INSTRUCTIONS TO FOLLOW
Transcribe the records below from the first line to the line that includes "distance = list(range(1, 101))", inclusive, and omit the pictures.

[Code that draws figures]
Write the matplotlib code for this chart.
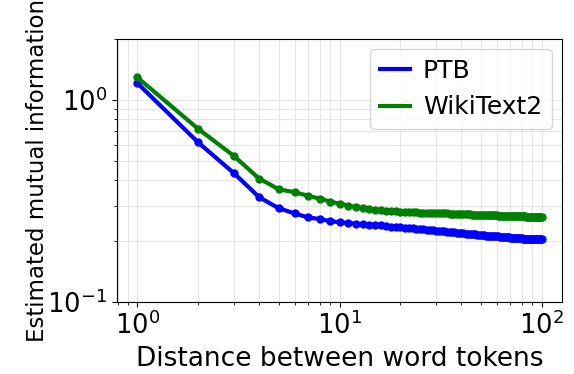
import numpy as np
import matplotlib
matplotlib.use("Agg")
import matplotlib.pyplot as plt
from matplotlib.lines import Line2D

distance = list(range(1, 101))

ptb = [1.21, 0.615, 0.434, 0.330, 0.291, 0.274, 0.262, 0.257, 0.251, 0.248,
       0.246, 0.244, 0.242, 0.241, 0.240, 0.239, 0.238, 0.236, 0.235, 0.234,
       0.233, 0.232, 0.231, 0.230, 0.229, 0.229, 0.228, 0.227, 0.226, 0.225,
       0.225, 0.224, 0.224, 0.223, 0.222, 0.222, 0.221, 0.220, 0.220, 0.219,
       0.219, 0.218, 0.218, 0.217, 0.217, 0.216, 0.216, 0.215, 0.215, 0.214,
       0.214, 0.214, 0.213, 0.213, 0.213, 0.212, 0.212, 0.212, 0.211, 0.211,
       0.211, 0.210, 0.210, 0.210, 0.210, 0.209, 0.209, 0.209, 0.209, 0.208,
       0.208, 0.208, 0.208, 0.208, 0.207, 0.207, 0.207, 0.207, 0.207, 0.207,
       0.206, 0.206, 0.206, 0.206, 0.206, 0.206, 0.206, 0.205, 0.205, 0.205,
       0.205, 0.205, 0.205, 0.205, 0.205, 0.205, 0.205, 0.205, 0.205, 0.205]

wikitext2 = [1.29, 0.718, 0.528, 0.408, 0.361, 0.349, 0.335, 0.324, 0.314, 0.306,
             0.300, 0.295, 0.291, 0.288, 0.285, 0.284, 0.283, 0.282, 0.281, 0.280,
             0.279, 0.279, 0.278, 0.278, 0.277, 0.277, 0.276, 0.276, 0.275, 0.275,
             0.275, 0.274, 0.274, 0.274, 0.273, 0.273, 0.273, 0.272, 0.272, 0.272,
             0.272, 0.271, 0.271, 0.271, 0.270, 0.270, 0.270, 0.270, 0.269, 0.269,
             0.269, 0.269, 0.269, 0.268, 0.268, 0.268, 0.268, 0.268, 0.268, 0.268,
             0.267, 0.267, 0.267, 0.267, 0.267, 0.267, 0.266, 0.266, 0.266, 0.266,
             0.266, 0.266, 0.266, 0.266, 0.265, 0.265, 0.265, 0.265, 0.265, 0.265,
             0.265, 0.265, 0.265, 0.264, 0.264, 0.264, 0.264, 0.264, 0.264, 0.264,
             0.264, 0.264, 0.264, 0.264, 0.264, 0.264, 0.264, 0.264, 0.264, 0.264]

fig = plt.figure(figsize=(5.74, 3.74), dpi=100)
ax = fig.add_axes([0.204, 0.1925, 0.775, 0.7035])

ax.plot(distance, ptb, "o-", color="b", lw=3, ms=5)
ax.plot(distance, wikitext2, "o-", color="g", lw=3, ms=5)

ax.set_xscale("log")
ax.set_yscale("log")
ax.set_ylim(0.1, 2.0)
ax.grid(True, which="both", color="#e6e6e6", lw=0.8)
ax.set_axisbelow(True)

ax.tick_params(labelsize=18.5)
ax.set_xlabel("Distance between word tokens", fontsize=19)
ax.set_ylabel("Estimated mutual information", fontsize=16.5, labelpad=-1)

handles = [Line2D([], [], color="b", lw=3), Line2D([], [], color="g", lw=3)]
ax.legend(handles, ["PTB", "WikiText2"], loc="upper right", fontsize=18,
          handlelength=1.2, handletextpad=0.5, borderaxespad=0.4)

fig.savefig("out.png", dpi=100)
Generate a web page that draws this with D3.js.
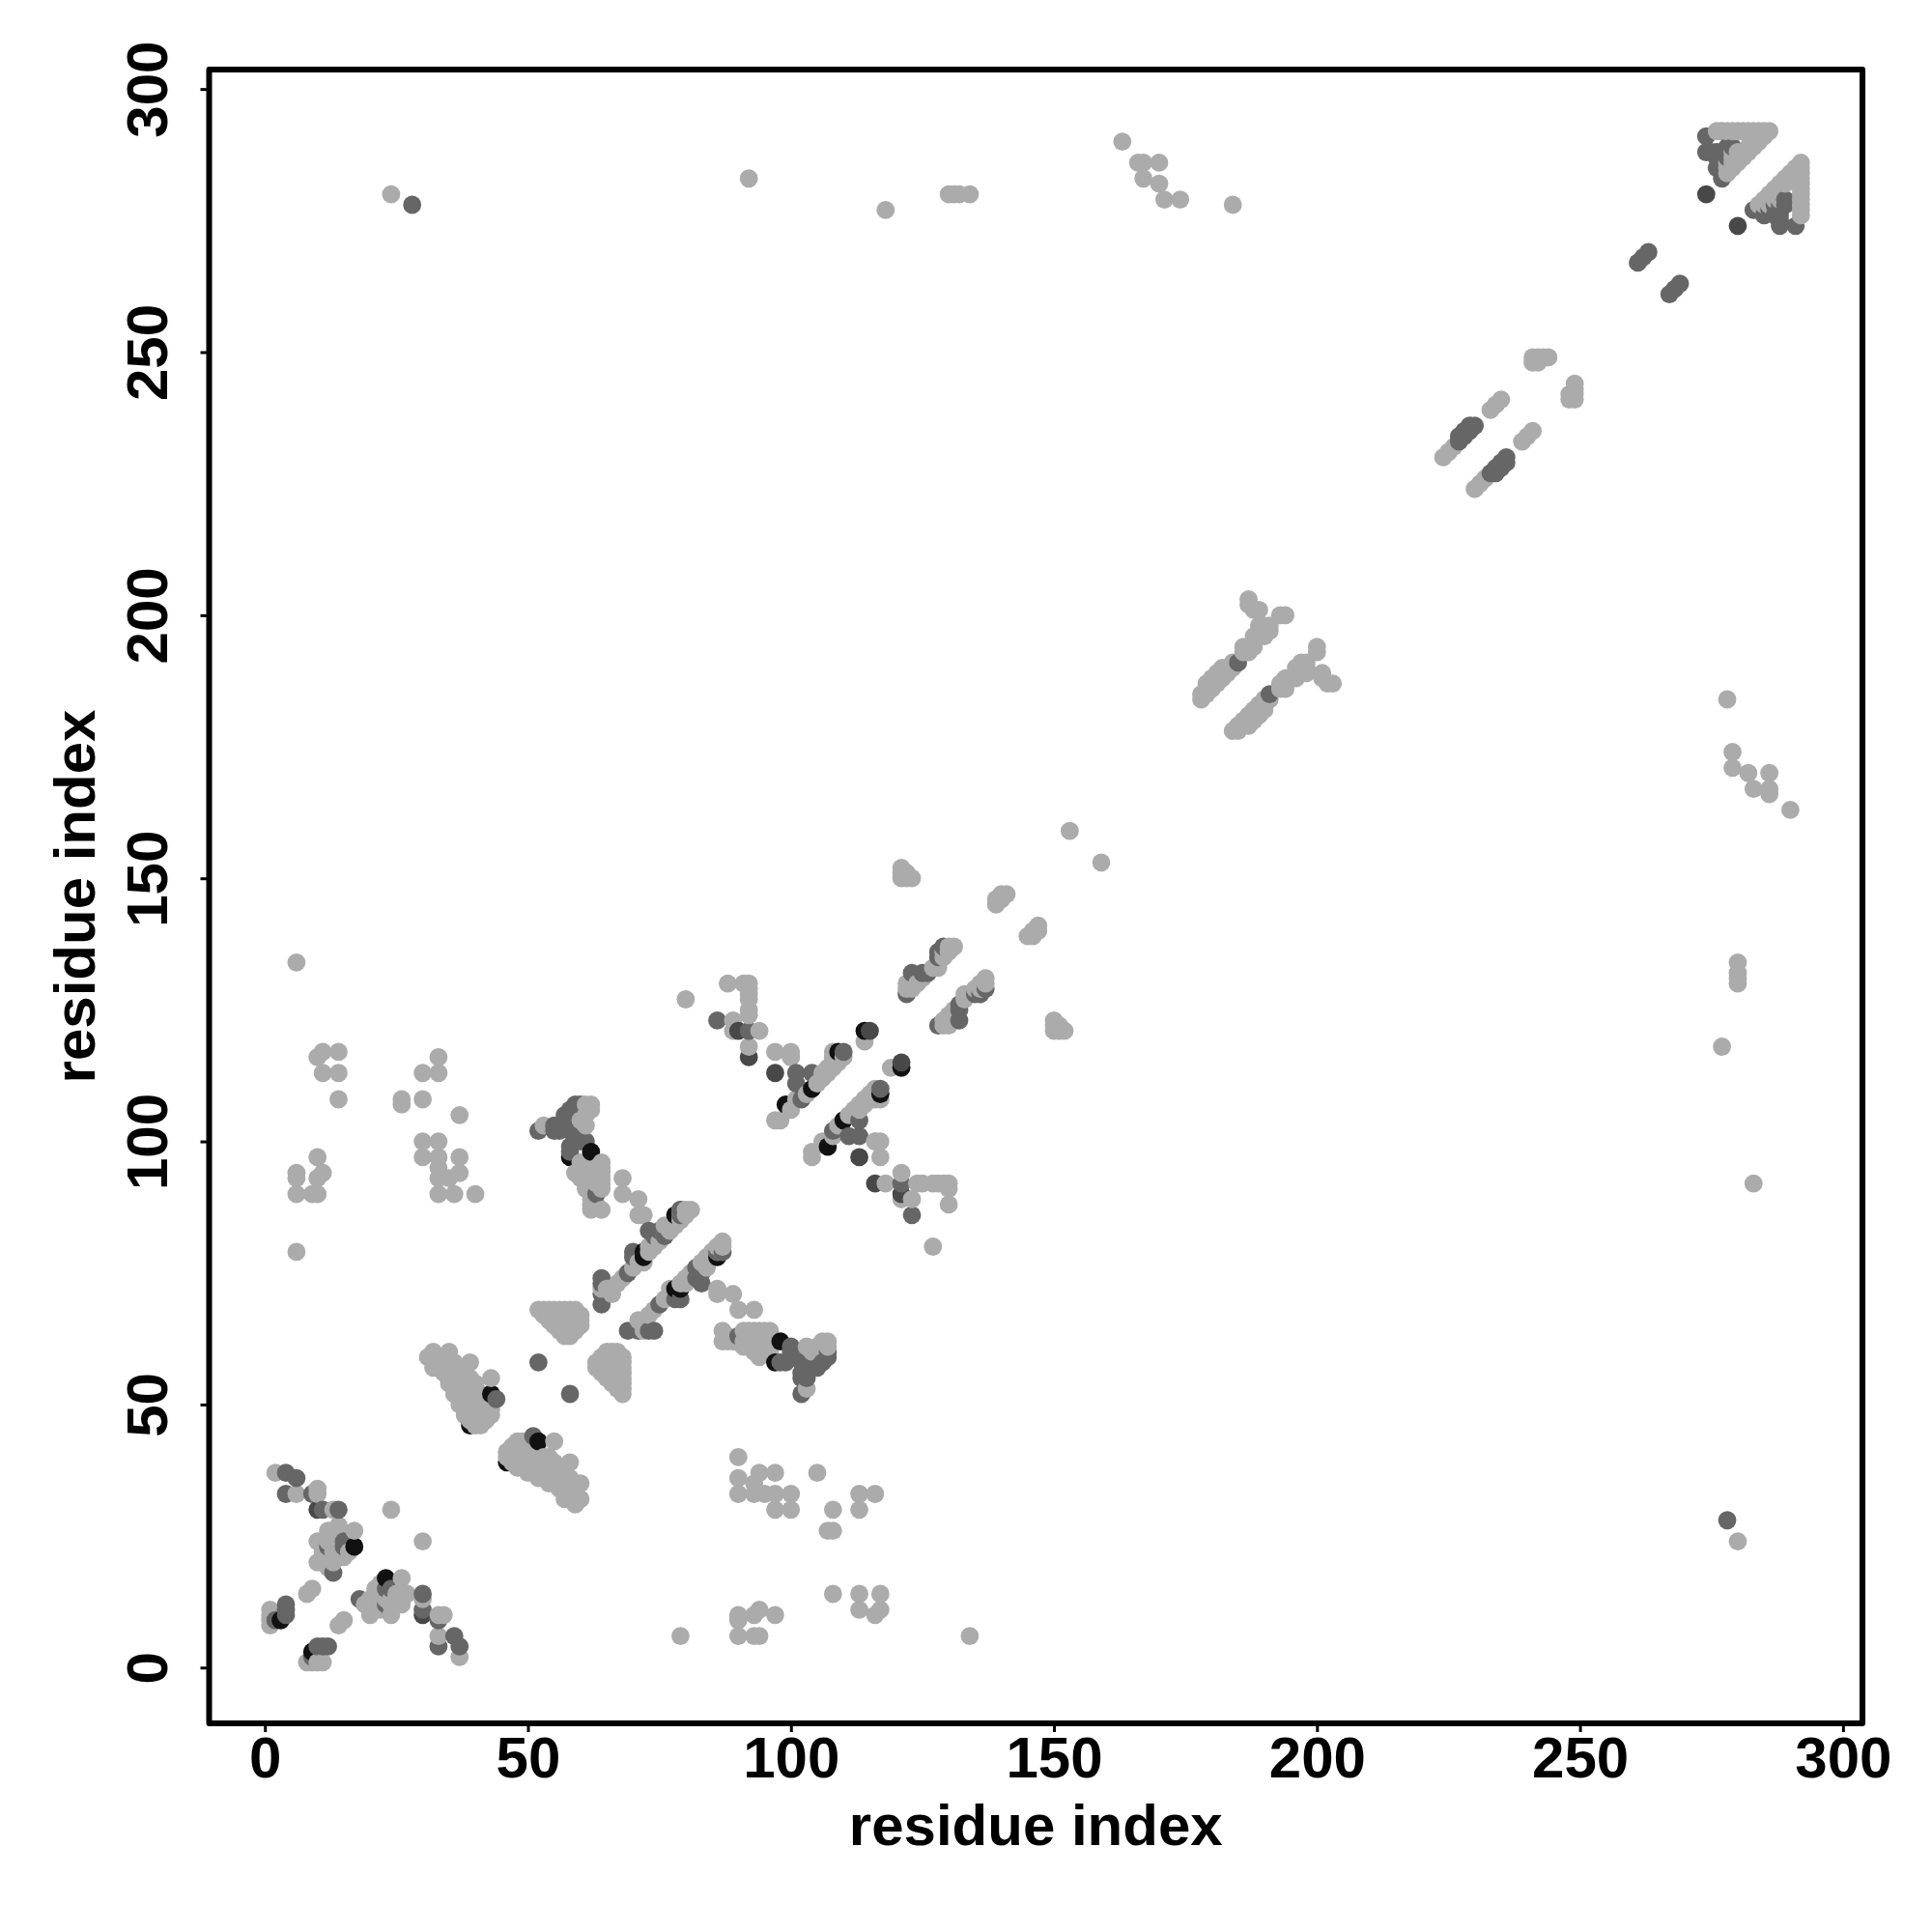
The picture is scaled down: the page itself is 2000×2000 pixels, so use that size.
<!DOCTYPE html>
<html><head><meta charset="utf-8">
<script src="https://cdn.jsdelivr.net/npm/d3@7"></script>
<style>html,body{margin:0;background:#fff}svg{display:block}</style>
</head><body><svg id="c" width="2000" height="2000"></svg>
<script>
// residue contacts [i, j] with i < j; the map is symmetric
const contactsLight = [
[1,8],[1,9],[1,10],[1,11],[8,14],[9,15],[2,37],[6,33],[10,34],[10,33],[13,30],[14,27],[14,26],[17,26],[10,24],[10,20],[12,24],[13,24],[11,22],[12,21],[14,21],[13,20],[11,20],[14,22],[15,22],[15,21],[16,22],[12,26],[13,26],[14,23],[13,22],[13,23],[12,19],[12,22],[13,25],[14,25],[24,30],
[32,60],[35,60],[31,59],[33,59],[34,59],[35,59],[34,58],[35,58],[36,58],[39,58],[32,57],[35,57],[36,57],[37,57],[38,57],[34,56],[35,56],[36,56],[37,56],[38,56],[35,55],[36,55],[37,55],[38,55],[39,55],[43,55],[35,54],[36,54],[37,54],[38,54],[39,54],[40,54],[36,53],[37,53],[38,53],[39,53],[40,53],[36,52],[37,52],[38,52],[39,52],[40,52],[41,52],[37,51],[38,51],[39,51],[40,51],[41,51],[42,51],[37,50],[38,50],[39,50],[40,50],[41,50],[42,50],[38,49],[39,49],[40,49],[41,49],[42,49],[43,49],[38,48],[39,48],[40,48],[41,48],[42,48],[43,48],[39,47],[40,47],[41,47],[42,47],[40,46],[41,46],[32,59],
[52,68],[53,68],[54,68],[55,68],[56,68],[57,68],[58,68],[59,68],[53,67],[54,67],[55,67],[56,67],[57,67],[58,67],[59,67],[60,67],[54,66],[55,66],[56,66],[57,66],[58,66],[59,66],[60,66],[55,65],[56,65],[57,65],[58,65],[59,65],[60,65],[56,64],[57,64],[58,64],[59,64],[57,63],[58,63],
[64,72],[65,72],[66,72],[67,73],[68,74],[66,71],[70,76],[71,77],[72,77],[73,79],[73,80],[74,80],[74,81],[75,81],[76,82],[77,83],[76,84],[77,84],[78,84],[78,85],[79,85],[79,86],[80,86],[79,87],[80,87],[81,87],
[68,93],[68,90],[71,89],[71,86],[72,86],
[53,103],[61,107],[62,107],[62,106],[61,105],[60,104],[61,103],[59,94],[60,94],[60,95],[60,96],[61,95],[64,96],[64,95],[64,94],[64,93],[64,92],[64,91],[61,96],[62,95],[63,95],[60,93],[61,93],[62,93],[63,93],[61,92],[63,92],[61,91],[62,91],[62,90],[62,89],[62,88],[63,88],[62,87],[64,87],
[6,134],[10,116],[11,117],[14,117],[11,113],[14,113],[14,108],[26,108],[26,107],[30,113],[33,116],[33,113],[30,108],[30,100],[33,100],[30,97],[33,97],[33,95],[33,93],[33,90],[36,90],[40,90],[37,105],[37,97],[37,94],[35,93],[6,94],[6,93],[6,90],[9,90],[10,90],[10,97],[11,94],[10,93],[6,79],
[97,104],[98,104],[100,106],[101,108],[103,109],[105,111],[106,112],[106,113],[107,113],[107,114],[108,114],[108,115],[109,115],[109,116],[110,116],[108,116],[108,117],[114,119],
[92,118],[94,121],[89,123],[89,121],[92,125],[92,124],[92,128],[92,127],[88,130],[91,130],[92,130],[92,129],[80,127],[97,117],[100,117],[100,116],[116,100],
[122,129],[122,130],[123,129],[124,130],[125,131],[127,133],[128,134],[128,133],[129,135],[129,136],[130,136],[130,137],[131,137],
[121,150],[121,151],[121,152],[122,150],[122,151],[123,150],
[139,145],[139,146],[140,146],[140,147],[141,147],
[153,159],[163,290],[166,286],[167,286],[170,286],[167,283],[170,282],[171,279],[174,279],[184,278],
[24,280],[92,283],[118,277],[130,280],[131,280],[132,280],[134,280],
[178,184],[178,185],[179,185],[180,186],[181,187],[182,188],[183,189],[184,190],[179,187],[180,187],[180,188],[181,188],[181,189],[182,189],[182,190],[183,190],[184,191],[186,193],[186,194],[187,193],[187,194],[188,194],[188,195],[188,196],[189,196],[189,197],[189,198],[190,196],[190,197],[190,198],[191,197],[191,198],[187,203],[187,202],[189,201],[188,201],[193,200],[194,200],
[224,230],[225,231],[226,232],[233,239],[234,240],[235,241],[241,249],[242,249],[243,249],[244,249],[241,248],[242,248],
[276,292],[277,292],[278,292],[279,292],[280,292],[281,292],[282,292],[283,292],[284,292],[285,292],[286,292],[284,291],[285,291],[278,284],[279,285],[280,286],[281,287],[282,288],[283,289],[284,290],[278,285],[279,286],[280,287],[281,288],[282,289],[283,290],[278,286],[279,287],[280,288],[279,288]
];
const contactsMid = [
[4,37],[6,36],[4,33],[9,33],[11,30],[14,30],[15,24],[12,23],[13,18],[15,23],[4,12],[4,11],[4,10],[2,9],
[44,51],[52,58],
[64,69],[64,71],[64,73],[64,74],[69,75],[70,79],[70,78],[73,83],[74,82],[75,83],[76,82],[79,87],[79,86],
[52,102],[55,102],[55,103],[56,103],[56,102],[57,105],[57,103],[58,104],[59,107],[60,107],[58,106],[58,102],[59,102],[60,100],[61,100],[58,99],[58,98],[59,100],[60,101],[63,90],
[28,278],
[102,108],[101,111],[104,113],[101,113],[110,117],[86,123],[92,121],
[122,128],[123,132],[125,132],[126,132],[128,135],[129,137],[128,136],
[185,191],[227,233],[227,234],[228,234],[229,235],[230,236],[228,235],[229,236],
[261,267],[262,268],[263,269],
[274,291],[274,288],[275,288],[276,285],[276,287],[277,283],[277,286],[277,288],[278,288],[278,289],[279,289],[278,287],[276,288]
];
const contactsDark = [
[10,30],[97,113],[92,116],[90,121],[115,121],[274,280]
];
const contactsBlack = [
[3,9],[17,23],[43,52],[39,46],[72,78],[72,79],[78,86],[62,98],[58,97],[99,107],[104,110],[109,117],[114,121]
];
const xTicks = [0,50,100,150,200,250,300];
const yTicks = [0,50,100,150,200,250,300];
const axisTitle = "residue index";

const shades = [[contactsLight,"#ababab"],[contactsMid,"#666666"],[contactsDark,"#484848"],[contactsBlack,"#111111"]];
const rows = [];
for (const [list,fill] of shades) for (const [i,j] of list) {
  rows.push({x:i,y:j,fill}); rows.push({x:j,y:i,fill});
}
rows.sort((a,b)=>d3.ascending(a.x,b.x)||d3.ascending(a.y,b.y));

const L=216.5,R=1928,T=72,B=1784;
const x=d3.scaleLinear().domain([-10.6,303.7]).range([L,R]);
const y=d3.scaleLinear().domain([-10.6,303.7]).range([B,T]);
const svg=d3.select("#c");
const font="'Liberation Sans', Arial, sans-serif";

svg.append("g").selectAll("circle").data(rows).join("circle")
  .attr("cx",d=>x(d.x)).attr("cy",d=>y(d.y)).attr("r",9.4).attr("fill",d=>d.fill);

const gx=svg.append("g").attr("transform",`translate(0,${B})`)
  .call(d3.axisBottom(x).tickValues(xTicks).tickSize(9).tickFormat(d3.format("d")));
const gy=svg.append("g").attr("transform",`translate(${L},0)`)
  .call(d3.axisLeft(y).tickValues(yTicks).tickSize(9).tickFormat(d3.format("d")));
for (const g of [gx,gy]) {
  g.select(".domain").remove();
  g.selectAll("line").attr("stroke","#000").attr("stroke-width",3);
  g.selectAll("text").attr("fill","#000").attr("font-family",font).attr("font-weight","bold").attr("font-size",60);
}
gx.selectAll("text").attr("y",56).attr("dy",0).attr("text-anchor","middle");
gy.selectAll("text").attr("x",0).attr("dy",0).attr("text-anchor","middle")
  .attr("transform","translate(-44,0) rotate(-90)");

svg.append("rect").attr("x",L).attr("y",T).attr("width",R-L).attr("height",B-T)
  .attr("fill","none").attr("stroke","#000").attr("stroke-width",6).attr("stroke-linejoin","round");

svg.append("text").text(axisTitle).attr("x",(L+R)/2).attr("y",1910).attr("text-anchor","middle")
  .attr("font-family",font).attr("font-weight","bold").attr("font-size",60);
svg.append("text").text(axisTitle).attr("transform",`translate(98,${(T+B)/2}) rotate(-90)`).attr("text-anchor","middle")
  .attr("font-family",font).attr("font-weight","bold").attr("font-size",60);
</script></body></html>
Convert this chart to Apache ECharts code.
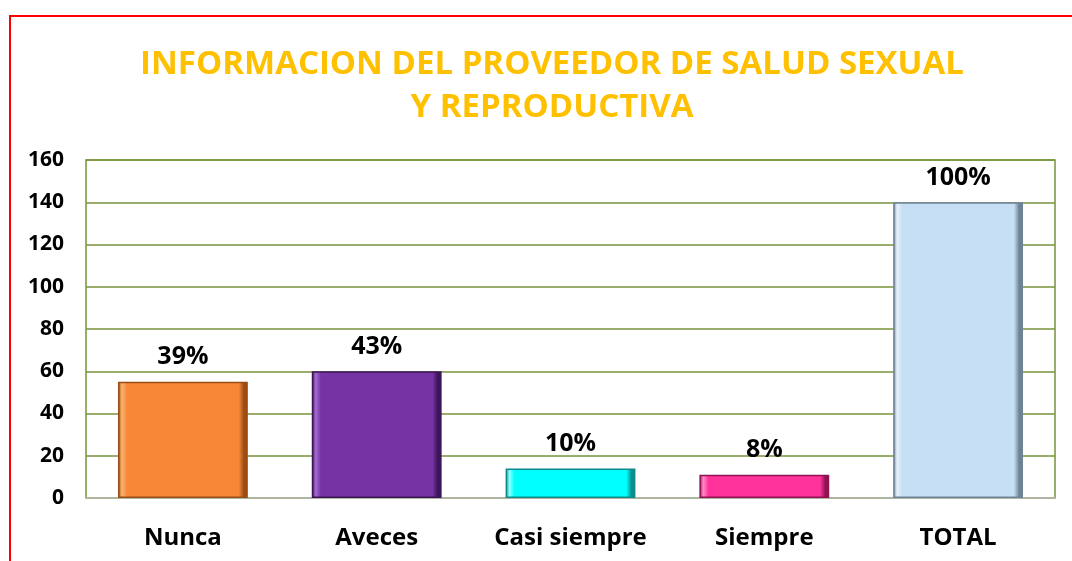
<!DOCTYPE html>
<html>
<head>
<meta charset="utf-8">
<script src="https://cdn.jsdelivr.net/npm/echarts@6/dist/echarts.min.js"></script>
<style>
  html, body { margin: 0; padding: 0; background: #fff; }
  #chart { width: 1072px; height: 561px; }
</style>
</head>
<body>
<div id="chart"></div>
<script>
const categories = ['Nunca', 'Aveces', 'Casi siempre', 'Siempre', 'TOTAL']
const values = [55, 60, 14, 11, 140]
const percents = ['39%', '43%', '10%', '8%', '100%']
const yTicks = [0, 20, 40, 60, 80, 100, 120, 140, 160]

// base, light edge, dark edge
const palette = [
  ['#F68838', '#FBB46F', '#9A4D14'],
  ['#7533A3', '#A56BD0', '#3C1458'],
  ['#00FFFF', '#8CFFFF', '#0E8C8C'],
  ['#FF3399', '#FF8CC6', '#8F1352'],
  ['#C6DFF5', '#E8F2FC', '#6F8397']
]

function bevel(c) {
  return {
    type: 'linear', x: 0, y: 0, x2: 1, y2: 0,
    colorStops: [
      { offset: 0, color: c[2] },
      { offset: 0.03, color: c[1] },
      { offset: 0.07, color: c[0] },
      { offset: 0.93, color: c[0] },
      { offset: 0.97, color: c[2] },
      { offset: 1, color: c[2] }
    ]
  }
}

const chart = echarts.init(document.getElementById('chart'))
const font = '"Open Sans", "Liberation Sans", sans-serif'

chart.setOption({
  animation: false,
  graphic: [{
    type: 'rect',
    shape: { x: 10, y: 16, width: 1100, height: 600 },
    style: { fill: 'none', stroke: '#FF0000', lineWidth: 2 },
    silent: true
  }],
  title: {
    text: 'INFORMACION DEL PROVEEDOR DE SALUD SEXUAL\nY REPRODUCTIVA',
    left: 547,
    textAlign: 'center',
    top: 38,
    textStyle: {
      color: '#FFC000',
      fontFamily: font,
      fontWeight: 'bold',
      fontSize: 33,
      lineHeight: 43
    }
  },
  grid: {
    left: 86,
    right: 17,
    top: 160,
    bottom: 63,
    show: true,
    borderColor: '#77933C',
    borderWidth: 1.5
  },
  xAxis: {
    type: 'category',
    data: categories,
    axisTick: { show: false },
    axisLine: { lineStyle: { color: '#BFBFBF', width: 1.5 } },
    axisLabel: {
      interval: 0,
      color: '#000',
      fontFamily: font,
      fontWeight: 'bold',
      fontSize: 24,
      margin: 28
    }
  },
  yAxis: {
    type: 'value',
    min: yTicks[0],
    max: yTicks[yTicks.length - 1],
    interval: 20,
    axisLine: { show: false },
    axisTick: { show: false },
    splitLine: { lineStyle: { color: '#77933C', width: 1.5 } },
    axisLabel: {
      color: '#000',
      fontFamily: font,
      fontWeight: 'bold',
      fontSize: 21,
      margin: 22
    }
  },
  series: [{
    type: 'bar',
    barWidth: '67%',
    data: values.map((v, i) => ({
      value: v,
      itemStyle: {
        color: bevel(palette[i]),
        borderColor: palette[i][2],
        borderWidth: 1.5
      }
    })),
    label: {
      show: true,
      position: 'top',
      distance: 12,
      formatter: p => percents[p.dataIndex],
      color: '#000',
      fontFamily: font,
      fontWeight: 'bold',
      fontSize: 25
    }
  }]
})
</script>
</body>
</html>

EXERCISE OUTPUT
Write the matplotlib code for this chart.
import numpy as np
import matplotlib
matplotlib.use("Agg")
import matplotlib.pyplot as plt
from matplotlib.lines import Line2D

distance = list(range(1, 101))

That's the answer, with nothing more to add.